Sheldon Rampton and John Stauber
London: Robinson, 2003, p/b, £6.99

Regime Unchanged: Why the war on Iraq changed nothing

Milan Rai
London: Pluto, 2003, p/b, £10.99

 

The Rampton/Stauber book appeared about 6 weeks after the attack on Iraq ended and concentrates on how the war was sold in the United States; the authors are specialists in analysing PR. Some of it will be familiar to anyone who has kept an eye on the Iraq material on the Net or in the left media for the past year or so. Though there are few surprises – and even fewer now than there were when it was first published – there is a lot of detail in their analysis of the American media and its collaboration with the Bush regime’s various psy-ops.

Rai’s book is much bigger, more detailed and with a broader scope – and a thesis. The thesis is that the US wants Ba’athism without Saddam; a more cooperative, less troublesome dictator with whom the US can deal. Rai sees the restoration of the Ba’ath regime in Iraq in progress and draws comparisons with the failure to denazify Germany after World War 2. (1) I’m not quite convinced by this thesis but it doesn’t take up much of the book and doesn’t affect the analysis of the events leading up to the war. In enormous, footnoted detail Rai shows how the US manoeuvred to frustrate the UNSCOM inspectors and bypass the UN to ensure that it got its war.

Book coverThe books complement each other: Rai shows some of the key political moves; the others show how the lies were sold in America. The UK doesn’t feature much: as usual the UK was just part of the US PR operation, the ‘we are not alone’ factor. As has been frequently pointed out in these pages, New Labour was coopted by the US long before it took office.

As for the events leading up to war, there isn’t much left to say. In the absence of evidence of the Iraqi regime’s ‘weapons of mass destruction’, to the distress of the professional diplomats and most of their intelligence services, the Bush-Blair ‘allies’ used dodgy information from defectors, selectively edited what other information they had, or simply made it up as part of the ‘perception management’ of their populations.

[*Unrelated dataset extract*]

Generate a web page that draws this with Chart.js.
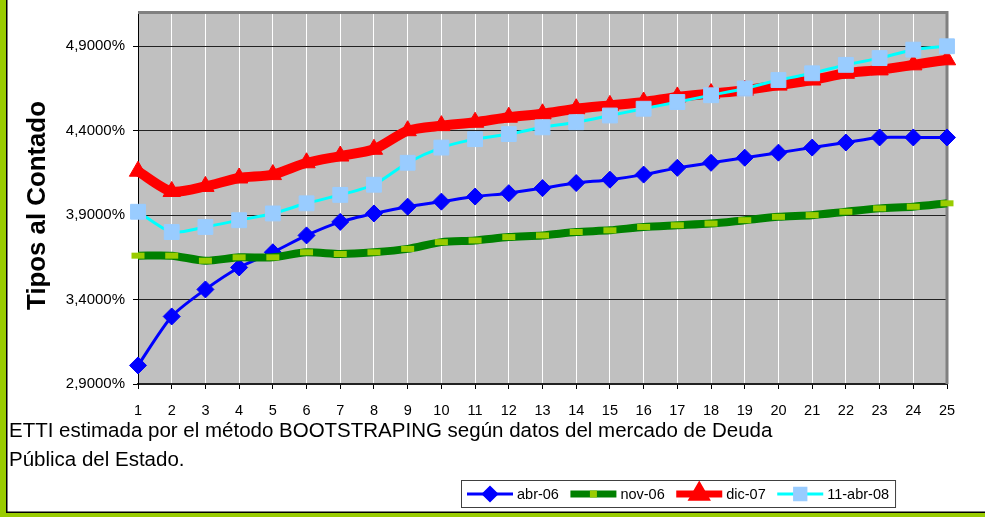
<!DOCTYPE html>
<html>
<head>
<meta charset="utf-8">
<script src="https://cdn.jsdelivr.net/npm/chart.js@4.4.1/dist/chart.umd.min.js"></script>
<style>
  body { margin: 0; background: #fff; }
  #wrap { position: relative; width: 985px; height: 517px; }
</style>
</head>
<body>
<div id="wrap"><canvas id="myChart" width="985" height="517"></canvas></div>
<script>
// plazos (años)
const plazos = ["1","2","3","4","5","6","7","8","9","10","11","12","13","14","15","16","17","18","19","20","21","22","23","24","25"];

// tipos al contado (%)
const abr06 = [3.01, 3.30, 3.46, 3.59, 3.68, 3.78, 3.86, 3.91, 3.95, 3.98, 4.01, 4.03, 4.06, 4.09, 4.11, 4.14, 4.18, 4.21, 4.24, 4.27, 4.30, 4.33, 4.36, 4.36, 4.36];
const nov06 = [3.66, 3.66, 3.63, 3.65, 3.65, 3.68, 3.67, 3.68, 3.70, 3.74, 3.75, 3.77, 3.78, 3.80, 3.81, 3.83, 3.84, 3.85, 3.87, 3.89, 3.90, 3.92, 3.94, 3.95, 3.97];
const dic07 = [4.16, 4.04, 4.07, 4.12, 4.14, 4.21, 4.25, 4.29, 4.40, 4.43, 4.45, 4.48, 4.50, 4.53, 4.55, 4.57, 4.60, 4.62, 4.64, 4.67, 4.70, 4.74, 4.76, 4.79, 4.82];
const abr08 = [3.92, 3.80, 3.83, 3.87, 3.91, 3.97, 4.02, 4.08, 4.21, 4.30, 4.35, 4.38, 4.42, 4.45, 4.49, 4.53, 4.57, 4.61, 4.65, 4.70, 4.74, 4.79, 4.83, 4.88, 4.90];

const seriesNames = ["abr-06", "nov-06", "dic-07", "11-abr-08"];
const yTicks = [2.9, 3.4, 3.9, 4.4, 4.9];

const yTitle = "Tipos al Contado";
const captionLines = [
  "ETTI estimada por el método BOOTSTRAPING según datos del mercado de Deuda",
  "Pública del Estado."
];

const FONT = "'Liberation Sans', Arial, sans-serif";

// fondo gris del área y borde superior/derecho
const plotArea = {
  id: "plotArea",
  beforeDraw(chart) {
    const { ctx, chartArea: a } = chart;
    ctx.save();
    ctx.fillStyle = "#c0c0c0";
    ctx.fillRect(a.left, a.top, a.right - a.left, a.bottom - a.top);
    ctx.restore();
  },
  beforeDatasetsDraw(chart) {
    const { ctx, chartArea: a } = chart;
    ctx.save();
    ctx.strokeStyle = "#808080";
    ctx.lineWidth = 3;
    ctx.beginPath();
    ctx.moveTo(a.left, a.top);
    ctx.lineTo(a.right, a.top);
    ctx.lineTo(a.right, a.bottom);
    ctx.stroke();
    ctx.restore();
  },
  afterDraw(chart) {
    const ctx = chart.ctx;
    ctx.save();
    // marco verde
    ctx.fillStyle = "#99cc00";
    ctx.fillRect(0, 0, 6, 517);
    ctx.fillRect(0, 513, 985, 4);
    ctx.fillStyle = "#000";
    ctx.fillRect(6, 0, 1.5, 513);
    ctx.fillRect(6, 511.5, 979, 1.5);

    // título del eje Y
    ctx.save();
    ctx.translate(38, 205.5);
    ctx.rotate(-Math.PI / 2);
    ctx.font = "bold 25.8px " + FONT;
    ctx.textAlign = "center";
    ctx.textBaseline = "middle";
    ctx.fillStyle = "#000";
    ctx.fillText(yTitle, 0, 0);
    ctx.restore();

    // texto al pie
    ctx.fillStyle = "#000";
    ctx.font = "20.5px " + FONT;
    ctx.textBaseline = "alphabetic";
    ctx.textAlign = "left";
    ctx.fillText(captionLines[0], 9, 437);
    ctx.fillText(captionLines[1], 9, 466);

    // leyenda
    ctx.font = "14.5px " + FONT;
    ctx.textBaseline = "middle";
    const yMid = 494;
    let x = 467;
    chart.data.datasets.forEach((ds, i) => {
      ctx.strokeStyle = ds.borderColor;
      ctx.lineWidth = ds.legendLineWidth;
      ctx.beginPath();
      ctx.moveTo(x, yMid);
      ctx.lineTo(x + 46, yMid);
      ctx.stroke();
      ctx.fillStyle = ds.pointBackgroundColor;
      ctx.strokeStyle = ds.pointBorderColor;
      Chart.helpers.drawPoint(ctx, {
        pointStyle: ds.pointStyle,
        radius: ds.legendPointRadius,
        rotation: 0,
        borderWidth: ds.pointBorderWidth
      }, x + 23, yMid);
      ctx.fillStyle = "#000";
      ctx.fillText(ds.label, x + 50, yMid + 1);
      x = x + 50 + ctx.measureText(ds.label).width + 11.5;
    });
    ctx.strokeStyle = "#404040";
    ctx.lineWidth = 1;
    ctx.strokeRect(461.5, 480.5, x - 461.5 - 5, 27);
    ctx.restore();
  }
};

const ctx = document.getElementById("myChart");

const myChart = new Chart(ctx, {
  type: "line",
  data: {
    labels: plazos,
    datasets: [
      {
        label: seriesNames[0],
        data: abr06,
        borderColor: "#0000ff",
        borderWidth: 3,
        legendLineWidth: 3,
        legendPointRadius: 6.5,
        pointStyle: "rectRot",
        pointRadius: 8.5,
        pointBackgroundColor: "#0000ff",
        pointBorderColor: "#0000ff",
        pointBorderWidth: 1,
        order: 4,
      },
      {
        label: seriesNames[1],
        data: nov06,
        borderColor: "#008000",
        borderWidth: 8,
        legendLineWidth: 7,
        legendPointRadius: 3.5,
        pointStyle: "line",
        pointRadius: 6.5,
        pointBackgroundColor: "#99cc00",
        pointBorderColor: "#99cc00",
        pointBorderWidth: 6,
        order: 3,
      },
      {
        label: seriesNames[2],
        data: dic07,
        borderColor: "#ff0000",
        borderWidth: 10,
        legendLineWidth: 7,
        legendPointRadius: 6.5,
        pointStyle: "triangle",
        pointRadius: 10,
        pointBackgroundColor: "#ff0000",
        pointBorderColor: "#ff0000",
        pointBorderWidth: 1,
        order: 2,
      },
      {
        label: seriesNames[3],
        data: abr08,
        borderColor: "#00ffff",
        borderWidth: 3,
        legendLineWidth: 3,
        legendPointRadius: 8,
        pointStyle: "rect",
        pointRadius: 10.5,
        pointBackgroundColor: "#99ccff",
        pointBorderColor: "#99ccff",
        pointBorderWidth: 1,
        order: 1,
      },
    ],
  },
  options: {
    responsive: false,
    animation: false,
    devicePixelRatio: 1,
    layout: { padding: { left: 0, top: 12, right: 38, bottom: 93 } },
    elements: { line: { tension: 0.25 } },
    datasets: { line: { clip: false } },
    scales: {
      x: {
        offset: false,
        grid: { color: "#ffffff", lineWidth: 1, tickColor: "#000", tickLength: 5 },
        border: { color: "#222", width: 2 },
        ticks: {
          color: "#000",
          padding: 13,
          maxRotation: 0,
          autoSkip: false,
          font: { family: FONT, size: 14.5 },
        },
        afterFit(scale) {
          scale.height = 40;
          scale.paddingLeft = 0;
          scale.paddingRight = 0;
        },
      },
      y: {
        min: 2.9,
        max: 5.1,
        grid: { color: "#222", lineWidth: 1, tickColor: "#000", tickLength: 5 },
        border: { color: "#000", width: 1 },
        ticks: {
          color: "#000",
          padding: 8,
          font: { family: FONT, size: 15 },
          callback: (v) => v.toFixed(4).replace(".", ",") + "%",
        },
        afterBuildTicks(scale) {
          scale.ticks = yTicks.map((v) => ({ value: v }));
        },
        afterFit(scale) {
          scale.width = 138;
          scale.paddingTop = 0;
          scale.paddingBottom = 0;
        },
      },
    },
    plugins: {
      legend: { display: false },
      tooltip: { enabled: false },
    },
  },
  plugins: [plotArea],
});
</script>
</body>
</html>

What they didn’t seem to factor into their calculations was the speed with which the Net would circulate the views of their critics. ‘Perception management’ in the age of the Internet looks increasingly like a major problem for Blair, Bush and their ilk.

Notes

1 In his column in the Evening Standard 22 September 2003 the novelist A.N. Wilson comments on the ‘sickening’ news that the CIA in Iraq is recruiting former members of the Iraqi secret police to hunt for ‘the resistance’.